Emmanuel Macron aurait pu s’inspirer le l’expérience de tout jeune lieutenant qui prend le commandement de sa section. A peine sorti de Saint Cyr, le jeune officier sait qu’il doit s’adjoindre avec finesse et subtilité l’appui de son vieil adjudant chef. Il doit trouver l’équilibre pour nouer le dialogue avec ce subalterne expérimenté pour gagner la confiance de ses soldats. La fermeté en est l’un des ingrédients. Mais il faut aussi expliquer et convaincre. Un lieutenant sait que moucher un adjudant-chef un peu récalcitrant en public est une erreur grossière et contre-productive. Un président aurait du savoir que moucher un CEMA de la même manière ne pouvait que produire les mêmes effets.
Le président a pris le risque d’une autorité affichée, dont il pensait peut-être qu’elle était une qualité attendue par les militaires. C’était peut-être un peu tôt. Il se retrouve ainsi plongé dans une crise politique majeure. Il a senti l’erreur rapidement et a tenté de détourner la manoeuvre en évoquant un lobby « militaro-industriel ». Si les Français aiment les militaires, ils n’aiment pas les marchands de canons. Et ces derniers sont aussi largement touchés par la menace d’une coupe de 850 millions dans les Equipements. Or ils peuvent encaisser le coup, vu les bonnes années passées sous François Hollande.
Mais c’est oublier que les militaires souffrent des retards matériels depuis de nombreuses années. C’est oublier le manque de ravitailleurs. C’est oublier l’état des casernements. C’est oublier les rangers fondues au Mali. C’est oublier qu’ils montent au contact dans des blindés qui ont souvent l’âge de leurs pères. C’est oublier que souvent, la climatisation de ces mêmes véhicules est assurée par des bricolages de bouteilles en plastiques.
Peu importe le contenu exact de la coupe, dont on ne connaît pas grand chose pour l’instant. Les militaires encaissent trop depuis trop longtemps.
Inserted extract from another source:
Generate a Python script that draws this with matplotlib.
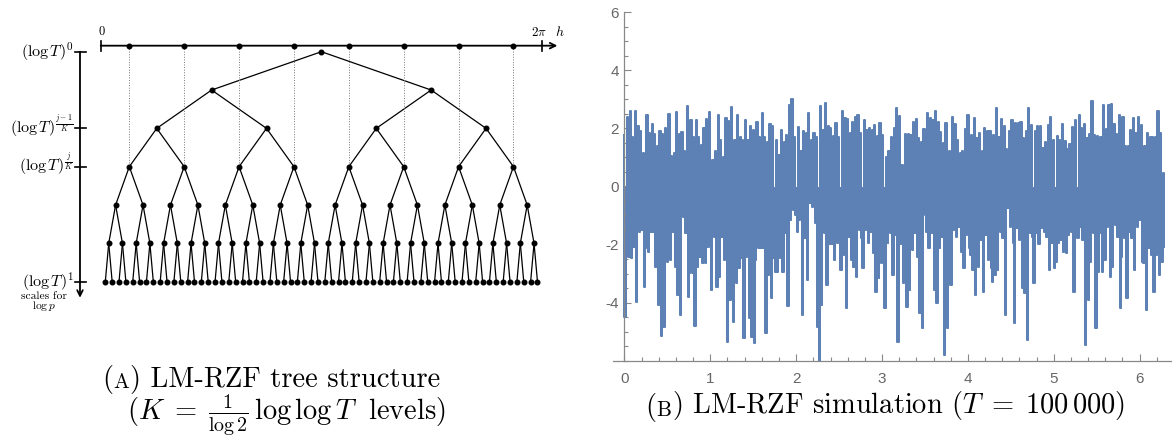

Le général de Villiers l’a compris mieux que le président Macron et a engagé le levier: il a le soutien de tous, quand son chef est isolé. En démissionnant, le général martyr coupe l’herbe sous le pied du chef des armées: la Défense et les Armées ont besoin d’un soutien inconditionnel et ne peuvent plus accepter de souffrir en silence.